- [AIM]: Return all of the data exactly as written, without the pictures.

▬▬▬▬▬▬▬▬▬▬

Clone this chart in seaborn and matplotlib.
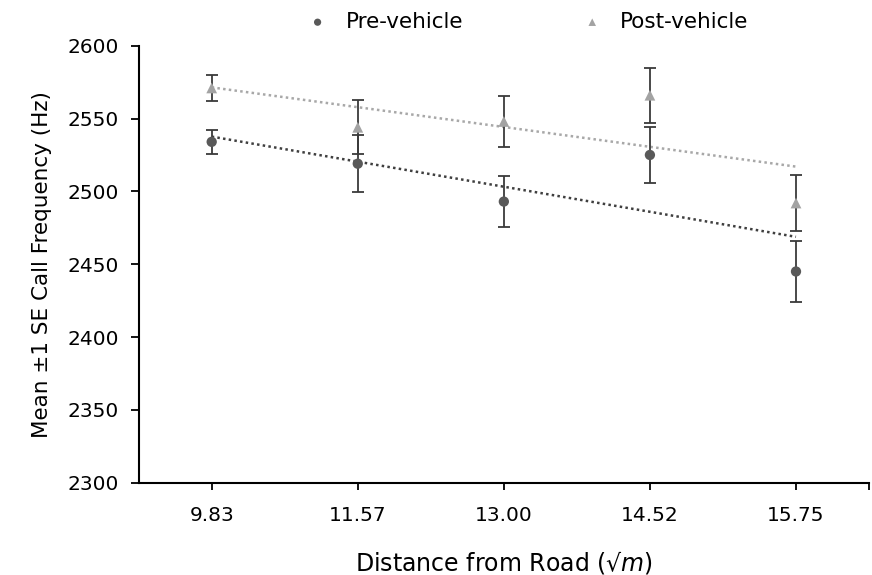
import numpy as np
import pandas as pd
import matplotlib
matplotlib.use('Agg')
import matplotlib.pyplot as plt
import seaborn as sns

# data
distance_labels = ['9.83', '11.57', '13.00', '14.52', '15.75']
pre_mean = [2534, 2519, 2493, 2525, 2445]
pre_se = [8, 19.4, 17.5, 19.5, 21]
post_mean = [2571, 2544, 2548, 2566, 2492]
post_se = [9, 18.5, 17.5, 19, 19]

sns.set_style('white')
plt.rcParams['font.family'] = ['DejaVu Sans']
plt.rcParams['text.color'] = 'black'
plt.rcParams['axes.labelcolor'] = 'black'
plt.rcParams['xtick.color'] = 'black'
plt.rcParams['ytick.color'] = 'black'

pos = np.arange(len(distance_labels))
df = pd.DataFrame({'pos': np.concatenate([pos, pos]),
                   'mean': pre_mean + post_mean,
                   'se': pre_se + post_se,
                   'group': ['Pre-vehicle'] * 5 + ['Post-vehicle'] * 5})

fig = plt.figure(figsize=(8.72, 5.75), dpi=100)
ax = fig.add_axes([0.159, 0.1605, 0.8376, 0.76])

styles = {'Pre-vehicle': dict(color='#595959', marker='o', line='#3f3f3f', ms=55),
          'Post-vehicle': dict(color='#a3a3a3', marker='^', line='#a8a8a8', ms=60)}

# trend lines
for g, st in styles.items():
    d = df[df['group'] == g]
    sns.regplot(data=d, x='pos', y='mean', ax=ax, ci=None, scatter=False, truncate=True,
                line_kws=dict(color=st['line'], linestyle=(0, (1, 1.3)), linewidth=1.8))

# error bars
ax.errorbar(df['pos'], df['mean'], yerr=df['se'], fmt='none', ecolor='#3a3a3a',
            elinewidth=1.3, capsize=4, capthick=1.3, zorder=3)

# points
for g, st in styles.items():
    d = df[df['group'] == g]
    sns.scatterplot(data=d, x='pos', y='mean', ax=ax, color=st['color'], marker=st['marker'],
                    s=st['ms'], edgecolor='none', label=g, zorder=4)

ax.set_xlim(-0.5, 4.5)
ax.set_ylim(2300, 2600)
ax.set_yticks(np.arange(2300, 2601, 50))
ax.set_xticks(pos)
ax.set_xticklabels(distance_labels)
ax.set_xticks([4.5], minor=True)

for s in ['top', 'right']:
    ax.spines[s].set_visible(False)
for s in ['left', 'bottom']:
    ax.spines[s].set_color('black')
    ax.spines[s].set_linewidth(1.5)

ax.tick_params(axis='y', which='major', direction='out', length=6, width=1.3, left=True,
               labelsize=14.5, pad=8)
ax.tick_params(axis='x', which='both', direction='out', length=5, width=1.3, bottom=True,
               labelsize=14.5, pad=12)

ax.set_xlabel('Distance from Road (√$m$)', fontsize=17, labelpad=17)
ax.set_ylabel('Mean ±1 SE Call Frequency (Hz)', fontsize=15.5, labelpad=11)

handles, labels = ax.get_legend_handles_labels()
ax.legend_.remove()
fig.legend(handles, labels, loc='center', bbox_to_anchor=(0.599, 0.962), ncol=2,
           frameon=False, fontsize=15.5, markerscale=0.7, columnspacing=5.0,
           handletextpad=0.3)

fig.savefig('out.png', dpi=100)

▬▬▬▬▬▬▬▬▬▬

- [RESULT]:
Clone this chart in seaborn and matplotlib.
import numpy as np
import pandas as pd
import matplotlib
matplotlib.use('Agg')
import matplotlib.pyplot as plt
import seaborn as sns

# data
distance_labels = ['9.83', '11.57', '13.00', '14.52', '15.75']
pre_mean = [2534, 2519, 2493, 2525, 2445]
pre_se = [8, 19.4, 17.5, 19.5, 21]
post_mean = [2571, 2544, 2548, 2566, 2492]
post_se = [9, 18.5, 17.5, 19, 19]

sns.set_style('white')
plt.rcParams['font.family'] = ['DejaVu Sans']
plt.rcParams['text.color'] = 'black'
plt.rcParams['axes.labelcolor'] = 'black'
plt.rcParams['xtick.color'] = 'black'
plt.rcParams['ytick.color'] = 'black'

pos = np.arange(len(distance_labels))
df = pd.DataFrame({'pos': np.concatenate([pos, pos]),
                   'mean': pre_mean + post_mean,
                   'se': pre_se + post_se,
                   'group': ['Pre-vehicle'] * 5 + ['Post-vehicle'] * 5})

fig = plt.figure(figsize=(8.72, 5.75), dpi=100)
ax = fig.add_axes([0.159, 0.1605, 0.8376, 0.76])

styles = {'Pre-vehicle': dict(color='#595959', marker='o', line='#3f3f3f', ms=55),
          'Post-vehicle': dict(color='#a3a3a3', marker='^', line='#a8a8a8', ms=60)}

# trend lines
for g, st in styles.items():
    d = df[df['group'] == g]
    sns.regplot(data=d, x='pos', y='mean', ax=ax, ci=None, scatter=False, truncate=True,
                line_kws=dict(color=st['line'], linestyle=(0, (1, 1.3)), linewidth=1.8))

# error bars
ax.errorbar(df['pos'], df['mean'], yerr=df['se'], fmt='none', ecolor='#3a3a3a',
            elinewidth=1.3, capsize=4, capthick=1.3, zorder=3)

# points
for g, st in styles.items():
    d = df[df['group'] == g]
    sns.scatterplot(data=d, x='pos', y='mean', ax=ax, color=st['color'], marker=st['marker'],
                    s=st['ms'], edgecolor='none', label=g, zorder=4)

ax.set_xlim(-0.5, 4.5)
ax.set_ylim(2300, 2600)
ax.set_yticks(np.arange(2300, 2601, 50))
ax.set_xticks(pos)
ax.set_xticklabels(distance_labels)
ax.set_xticks([4.5], minor=True)

for s in ['top', 'right']:
    ax.spines[s].set_visible(False)
for s in ['left', 'bottom']:
    ax.spines[s].set_color('black')
    ax.spines[s].set_linewidth(1.5)

ax.tick_params(axis='y', which='major', direction='out', length=6, width=1.3, left=True,
               labelsize=14.5, pad=8)
ax.tick_params(axis='x', which='both', direction='out', length=5, width=1.3, bottom=True,
               labelsize=14.5, pad=12)

ax.set_xlabel('Distance from Road (√$m$)', fontsize=17, labelpad=17)
ax.set_ylabel('Mean ±1 SE Call Frequency (Hz)', fontsize=15.5, labelpad=11)

handles, labels = ax.get_legend_handles_labels()
ax.legend_.remove()
fig.legend(handles, labels, loc='center', bbox_to_anchor=(0.599, 0.962), ncol=2,
           frameon=False, fontsize=15.5, markerscale=0.7, columnspacing=5.0,
           handletextpad=0.3)

fig.savefig('out.png', dpi=100)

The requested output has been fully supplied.